Dear Editor,
Tonight while driving on North Roan going back to my dorm I had a familiar experience. As I waited at a red light a car pulled up next to me and within seconds the driver started revving his engine hoping to engage me in a “drag race.”
I looked over into the car and was greeted by the cocky smirk of a kid around 18 years old. You know, the type who masturbates to “2 Fast 2 Furious” and Limp Bizkit songs.z
The scene reminded me of a local story that took place about a month ago on the very same road I was on now.
While 17-year-old Cortney Hensley was waiting at a red light, an 18-year-old with androgens coursing through his virile veins slammed into the back of her car at over 100 mph killing her at the scene. You’ve probably seen the flower garland on North Roan.
The suspect in question is named Bradley Mullins. Mullins lived, of course. Such is the karma of the christ-haunted south.

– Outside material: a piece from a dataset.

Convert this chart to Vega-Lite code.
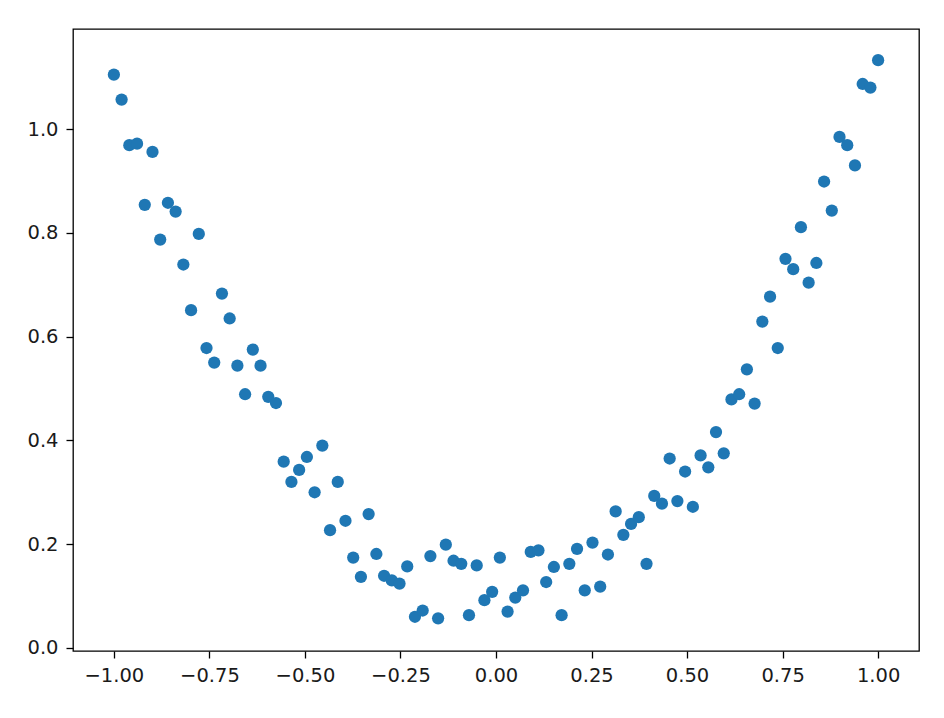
{
  "$schema": "https://vega.github.io/schema/vega-lite/v6.json",
  "width": 846,
  "height": 622,
  "autosize": {"type": "none"},
  "padding": {"left": 73, "top": 29, "right": 25, "bottom": 67},
  "background": "white",
  "config": {
    "view": {"stroke": "black", "strokeWidth": 1.3},
    "axis": {
      "domain": false,
      "grid": false,
      "ticks": true,
      "tickColor": "black",
      "tickWidth": 1.3,
      "tickSize": 7,
      "labelFont": "DejaVu Sans",
      "labelFontSize": 19.5,
      "labelColor": "#1a1a1a",
      "labelPadding": 8,
      "title": null
    }
  },
  "data": {
    "values": [
      {"x": -1.0, "y": 1.105}, {"x": -0.9798, "y": 1.057}, {"x": -0.9596, "y": 0.969}, {"x": -0.9394, "y": 0.972},
      {"x": -0.9192, "y": 0.854}, {"x": -0.899, "y": 0.956}, {"x": -0.8788, "y": 0.787}, {"x": -0.8586, "y": 0.858},
      {"x": -0.8384, "y": 0.841}, {"x": -0.8182, "y": 0.739}, {"x": -0.798, "y": 0.651}, {"x": -0.7778, "y": 0.798},
      {"x": -0.7576, "y": 0.578}, {"x": -0.7374, "y": 0.55}, {"x": -0.7172, "y": 0.683}, {"x": -0.697, "y": 0.635},
      {"x": -0.6768, "y": 0.544}, {"x": -0.6566, "y": 0.489}, {"x": -0.6364, "y": 0.575}, {"x": -0.6162, "y": 0.544},
      {"x": -0.596, "y": 0.484}, {"x": -0.5758, "y": 0.472}, {"x": -0.5556, "y": 0.359}, {"x": -0.5354, "y": 0.32},
      {"x": -0.5152, "y": 0.343}, {"x": -0.4949, "y": 0.368}, {"x": -0.4747, "y": 0.3}, {"x": -0.4545, "y": 0.39},
      {"x": -0.4343, "y": 0.227}, {"x": -0.4141, "y": 0.32}, {"x": -0.3939, "y": 0.245}, {"x": -0.3737, "y": 0.174},
      {"x": -0.3535, "y": 0.137}, {"x": -0.3333, "y": 0.258}, {"x": -0.3131, "y": 0.181}, {"x": -0.2929, "y": 0.139},
      {"x": -0.2727, "y": 0.13}, {"x": -0.2525, "y": 0.124}, {"x": -0.2323, "y": 0.157}, {"x": -0.2121, "y": 0.06},
      {"x": -0.1919, "y": 0.072}, {"x": -0.1717, "y": 0.177}, {"x": -0.1515, "y": 0.057}, {"x": -0.1313, "y": 0.199},
      {"x": -0.1111, "y": 0.168}, {"x": -0.0909, "y": 0.162}, {"x": -0.0707, "y": 0.063}, {"x": -0.0505, "y": 0.159},
      {"x": -0.0303, "y": 0.092}, {"x": -0.0101, "y": 0.108}, {"x": 0.0101, "y": 0.174}, {"x": 0.0303, "y": 0.07},
      {"x": 0.0505, "y": 0.097}, {"x": 0.0707, "y": 0.111}, {"x": 0.0909, "y": 0.185}, {"x": 0.1111, "y": 0.188},
      {"x": 0.1313, "y": 0.127}, {"x": 0.1515, "y": 0.156}, {"x": 0.1717, "y": 0.063}, {"x": 0.1919, "y": 0.162},
      {"x": 0.2121, "y": 0.191}, {"x": 0.2323, "y": 0.111}, {"x": 0.2525, "y": 0.203}, {"x": 0.2727, "y": 0.118},
      {"x": 0.2929, "y": 0.18}, {"x": 0.3131, "y": 0.263}, {"x": 0.3333, "y": 0.218}, {"x": 0.3535, "y": 0.239},
      {"x": 0.3737, "y": 0.252}, {"x": 0.3939, "y": 0.162}, {"x": 0.4141, "y": 0.293}, {"x": 0.4343, "y": 0.278},
      {"x": 0.4545, "y": 0.365}, {"x": 0.4747, "y": 0.283}, {"x": 0.4949, "y": 0.34}, {"x": 0.5152, "y": 0.272},
      {"x": 0.5354, "y": 0.371}, {"x": 0.5556, "y": 0.348}, {"x": 0.5758, "y": 0.416}, {"x": 0.596, "y": 0.375},
      {"x": 0.6162, "y": 0.479}, {"x": 0.6364, "y": 0.489}, {"x": 0.6566, "y": 0.537}, {"x": 0.6768, "y": 0.471},
      {"x": 0.697, "y": 0.629}, {"x": 0.7172, "y": 0.677}, {"x": 0.7374, "y": 0.578}, {"x": 0.7576, "y": 0.75},
      {"x": 0.7778, "y": 0.73}, {"x": 0.798, "y": 0.811}, {"x": 0.8182, "y": 0.704}, {"x": 0.8384, "y": 0.742},
      {"x": 0.8586, "y": 0.899}, {"x": 0.8788, "y": 0.843}, {"x": 0.899, "y": 0.985}, {"x": 0.9192, "y": 0.969},
      {"x": 0.9394, "y": 0.93}, {"x": 0.9596, "y": 1.087}, {"x": 0.9798, "y": 1.08}, {"x": 1.0, "y": 1.133}
    ]
  },
  "mark": {"type": "circle", "size": 150, "color": "#1f77b4", "opacity": 1},
  "encoding": {
    "x": {
      "field": "x",
      "type": "quantitative",
      "scale": {"domain": [-1.107, 1.107], "nice": false, "zero": false},
      "axis": {
        "values": [-1, -0.75, -0.5, -0.25, 0, 0.25, 0.5, 0.75, 1],
        "format": ".2f",
        "labelExpr": "replace(datum.label, '-', '\u2212')"
      }
    },
    "y": {
      "field": "y",
      "type": "quantitative",
      "scale": {"domain": [-0.006, 1.193], "nice": false, "zero": false},
      "axis": {
        "values": [0, 0.2, 0.4, 0.6, 0.8, 1.0],
        "format": ".1f"
      }
    }
  }
}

During my seven years as a driver I’ve witnessed the “let’s drag, dude” engine rev at least a hundred times. The event tonight along with the recent death of Hensley really has me wondering what’s running through the minds of these people.
If they’re really that hard up for a testosterone high, why don’t they do us all a favor and save it for when they beat their trophy girlfriends and engage in other fetishes that feed the manly man archetype they so aspire to. Just stay off the damn road.
By the way, as soon as I finished typing this, someone sped down Dossett Drive in front of my dorm going about 50 mph at 11 p.m. Synchronicity in action.